Very nice Tom. Mine is all electric so I can brew in my cellar during the winter without having to deal with fumes. I dont have a garage. Heres my 3 tier DIY set up. The top cooler has a 1500w element in it which is 120v and thermally controlled by a digital Ranco unit and the bottom brew keg has a 3500w 240v element in it. Hey Tom, you need to polish that keg! LOL


----------



## Tom (May 10, 2011)

Wade E said:


> Very nice Tom. Mine is all electric so I can brew in my cellar during the winter without having to deal with fumes. I dont have a garage. Heres my 3 tier DIY set up. The top cooler has a 1500w element in it which is 120v and thermally controlled by a digital Ranco unit and the bottom brew keg has a 3500w 240v element in it. Hey Tom, you need to polish that keg! LOL



nah!
I remember what it took for you to polish yours..


B T W whe brewed last Saturday??
I brewed 30 galloons and the club brewed 460+ so far.


----------



## Wade E (May 10, 2011)

Hopefully Ill be breing this weekend, Something got back ordered and I didnt get some of the supplies I needed yet but should be here Thursday. I did brew 3 weeks ago and that will be going into the keg this weekend, it should be similiar to Blue Moon. Magic Hat #9 should be brewing this weekend and maybe A Cream Ale but I probably wont get to because Ill be doing some fishing this weekend.


----------



## Tom (Jun 12, 2011)

*Updated photo*

Now have a March pump and 40 plate chiller

2nd picture is my set up for my mill. This setup I can add 24#'s of grain in the hopper


----------



## Runningwolf (Jun 12, 2011)

Tom, I don't understand what all you have going on there but it sure does look interesting. I wouldn't mind seeing the process some time.


----------



## Tom (Jun 12, 2011)

any time U near here stop by. I can either make 10 or 20 gallon batches of BEER.
Just had my wine club meeting and a NEW member here stopped by and joined the club.


----------



## Wade E (Jun 12, 2011)

The bottom pic Dan is a Barley crusher. It is 2 or sometimes 3 mills with either a hand crank or you take that off and run a electric drill to do the work. You use the water bottle to dump all your grains in and then crush it all and it all goes down into the bucket on the bottom. In the top pic you have one vessel for heating water, another vessel to steep your grains in and then the last vessel to boil in and the pump directs water or wort to any vessel you want. That contraption strapped to the unit next to the gas tank is a chiller unit to cool off the beer fast once the boil is done so you can add your yeast of choice to it very fast to avoid infection as beer is much more susceptible to infections due to a much lower acidity. Toms unit uses a pump to get from one vessel to another while mine uses gravity. Toms unit uses gas while mine uses electricity.


----------



## Runningwolf (Jun 12, 2011)

WOW this makes wine making seem easy. Thanks Wade for the explanation.


----------



## Wade E (Jun 12, 2011)

Well Dan as usual it takes a few of us to complicate the hell out of something so easy!!! You know how that goes!!!!! LOL


----------



## Tom (Jun 12, 2011)

Wade, the Mill is a Schmilding Malt Mill. must be 15 yrs old and non adjustable.

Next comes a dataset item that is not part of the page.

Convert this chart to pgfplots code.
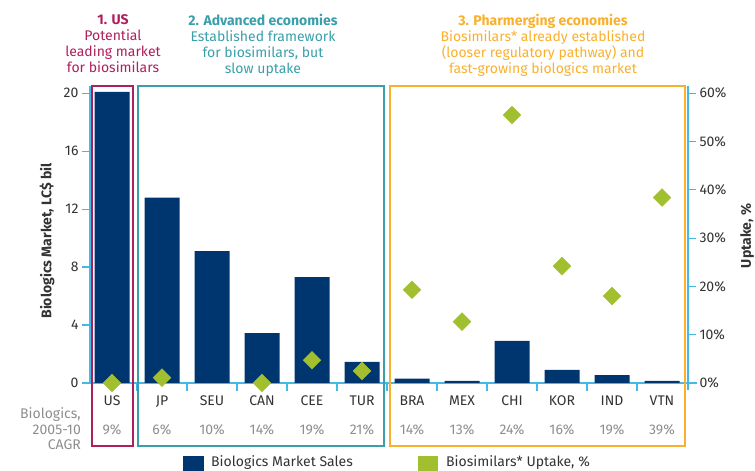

The "pot from Left to Right are 25gallon, 16gallon, and a keggal 15.5 gal.


----------



## Wade E (Jun 12, 2011)

I figured it was that or the Monster Mill. I have the Barly crusher and it works fine for me but Id step up if I were making as much as you. I probably brew a 5 gallon batch every 3 months or so but usually I usually con dense them down into a few brewings in one month and then none for about 5-6 months.


----------